A chewier example involves Benny’s “Yo, I didn’t used to fuck with queers” speech, repeated several times throughout the 72-minute runtime. At first, it feels like a riff on the time-worn adage about men’s willingness to diddle anything while addressing homophobia at a certain level. But on subsequent recitations, it becomes more akin to Julius’ “Ezekiel 25:17” from Pulp Fiction, a refrain to fill the space and test the waters of those in Benny’s sphere. Whatever Phillips’ ultimate intention might be, he is doubtlessly inviting deeper examination; little touches like these indicate there is more on his mind than just cranking out another low-budget fright flick.
On a side note, I instantly recognized a certain bearded Chicago stage legend as our Leary stand-in (as well as Henrietta’s enraged father who chases down Benny with a baseball bat when she turns up pregnant, despite the fact that Benny is clearly not the sperm donor), and spent much of the movie wondering why he is entirely unbilled on the film’s IMDb page and credited as “Dodge Weston” in the onscreen credits. At first I thought there must have been some skirting of SAG/AFTRA regulations, but the union’s logo appears at the end of the crawl (haha), so I have no idea what was going on there, especially since this film seems right up our offbeat Windy City mainstay’s alley. Hopefully I’ll be able to corner him at the Four Moon Tavern some night and get the full story out of him.

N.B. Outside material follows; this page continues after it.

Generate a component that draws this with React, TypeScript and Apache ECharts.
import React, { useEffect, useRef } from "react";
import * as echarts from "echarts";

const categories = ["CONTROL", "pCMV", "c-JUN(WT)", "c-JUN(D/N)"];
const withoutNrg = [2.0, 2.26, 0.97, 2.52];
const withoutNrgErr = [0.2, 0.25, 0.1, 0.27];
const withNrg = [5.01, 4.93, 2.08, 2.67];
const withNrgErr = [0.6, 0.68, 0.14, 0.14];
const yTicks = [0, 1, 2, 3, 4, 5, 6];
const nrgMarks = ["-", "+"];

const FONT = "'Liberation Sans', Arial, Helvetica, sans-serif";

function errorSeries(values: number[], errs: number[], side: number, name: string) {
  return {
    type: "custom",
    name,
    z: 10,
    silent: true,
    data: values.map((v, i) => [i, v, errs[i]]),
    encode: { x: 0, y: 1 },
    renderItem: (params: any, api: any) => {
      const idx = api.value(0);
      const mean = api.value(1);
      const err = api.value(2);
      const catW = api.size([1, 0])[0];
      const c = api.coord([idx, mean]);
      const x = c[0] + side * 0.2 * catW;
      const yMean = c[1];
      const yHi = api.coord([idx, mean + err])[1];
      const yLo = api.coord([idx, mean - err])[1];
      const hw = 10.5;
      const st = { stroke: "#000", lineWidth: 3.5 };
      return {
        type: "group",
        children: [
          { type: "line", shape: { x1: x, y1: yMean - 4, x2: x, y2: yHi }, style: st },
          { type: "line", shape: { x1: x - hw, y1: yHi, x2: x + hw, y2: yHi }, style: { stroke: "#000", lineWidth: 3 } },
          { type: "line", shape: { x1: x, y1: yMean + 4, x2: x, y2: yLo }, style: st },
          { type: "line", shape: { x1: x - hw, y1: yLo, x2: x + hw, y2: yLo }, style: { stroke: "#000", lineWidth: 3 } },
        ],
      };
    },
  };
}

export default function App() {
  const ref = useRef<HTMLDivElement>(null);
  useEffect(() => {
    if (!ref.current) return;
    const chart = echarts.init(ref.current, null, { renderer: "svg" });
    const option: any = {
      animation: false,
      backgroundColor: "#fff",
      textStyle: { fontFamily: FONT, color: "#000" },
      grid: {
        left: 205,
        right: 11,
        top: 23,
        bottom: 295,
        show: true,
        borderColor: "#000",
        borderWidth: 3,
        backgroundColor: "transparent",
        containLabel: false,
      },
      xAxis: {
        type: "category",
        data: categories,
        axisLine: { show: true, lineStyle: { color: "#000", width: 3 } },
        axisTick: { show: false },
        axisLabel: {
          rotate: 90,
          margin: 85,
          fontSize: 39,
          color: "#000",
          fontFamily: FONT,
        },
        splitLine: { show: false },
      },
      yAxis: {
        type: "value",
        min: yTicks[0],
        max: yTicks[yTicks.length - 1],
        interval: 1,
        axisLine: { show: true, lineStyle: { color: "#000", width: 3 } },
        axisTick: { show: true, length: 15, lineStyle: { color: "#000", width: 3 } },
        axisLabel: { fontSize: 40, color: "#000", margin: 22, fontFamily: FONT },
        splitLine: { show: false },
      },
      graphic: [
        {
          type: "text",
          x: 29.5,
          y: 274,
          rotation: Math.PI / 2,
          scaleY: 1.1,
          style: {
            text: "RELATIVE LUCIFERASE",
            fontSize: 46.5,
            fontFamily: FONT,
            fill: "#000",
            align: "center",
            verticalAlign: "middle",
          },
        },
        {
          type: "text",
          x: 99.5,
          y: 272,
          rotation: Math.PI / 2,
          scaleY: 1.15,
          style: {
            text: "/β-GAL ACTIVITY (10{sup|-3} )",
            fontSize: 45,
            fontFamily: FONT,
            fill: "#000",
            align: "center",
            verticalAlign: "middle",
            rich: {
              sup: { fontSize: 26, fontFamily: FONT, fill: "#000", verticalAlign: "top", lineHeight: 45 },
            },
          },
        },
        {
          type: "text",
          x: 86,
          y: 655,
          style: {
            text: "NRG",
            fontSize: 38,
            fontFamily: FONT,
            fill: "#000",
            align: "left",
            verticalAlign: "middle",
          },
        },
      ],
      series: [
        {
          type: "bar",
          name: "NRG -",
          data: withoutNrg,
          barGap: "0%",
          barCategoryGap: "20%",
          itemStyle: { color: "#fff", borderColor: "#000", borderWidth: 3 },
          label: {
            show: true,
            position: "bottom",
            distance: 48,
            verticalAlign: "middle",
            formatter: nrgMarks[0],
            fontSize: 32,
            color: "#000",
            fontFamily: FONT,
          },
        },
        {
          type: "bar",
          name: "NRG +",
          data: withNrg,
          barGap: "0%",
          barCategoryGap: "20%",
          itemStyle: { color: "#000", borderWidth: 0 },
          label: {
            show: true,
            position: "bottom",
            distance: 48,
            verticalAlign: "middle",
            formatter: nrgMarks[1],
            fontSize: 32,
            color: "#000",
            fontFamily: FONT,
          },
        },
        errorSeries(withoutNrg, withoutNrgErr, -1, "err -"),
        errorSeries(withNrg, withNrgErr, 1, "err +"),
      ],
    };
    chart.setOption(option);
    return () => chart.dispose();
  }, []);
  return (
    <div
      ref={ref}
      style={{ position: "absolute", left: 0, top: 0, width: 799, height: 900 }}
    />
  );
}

The film has already enjoyed a rousing festival run (Fantasia, Fantastic Fest), playing everywhere from Austin to Austria to Australia, polarizing audiences and critics from Switzerland to Saskatoon, and now can be streamed at home via various outlets including Screambox. Equal parts goofy gross-out and dazzling delve into the human psyche, it announces Phillips and his creative team (special mention to Ben Gojer’s “special worm effects” and Cue Shop’s original music) as distinct new voices in the independent horror landscape. Time will tell how much those voices have to say, and/or whether we’ll be able to decipher their communiques, but I’ll be staying tuned to their frequency to see what comes out of the ground next.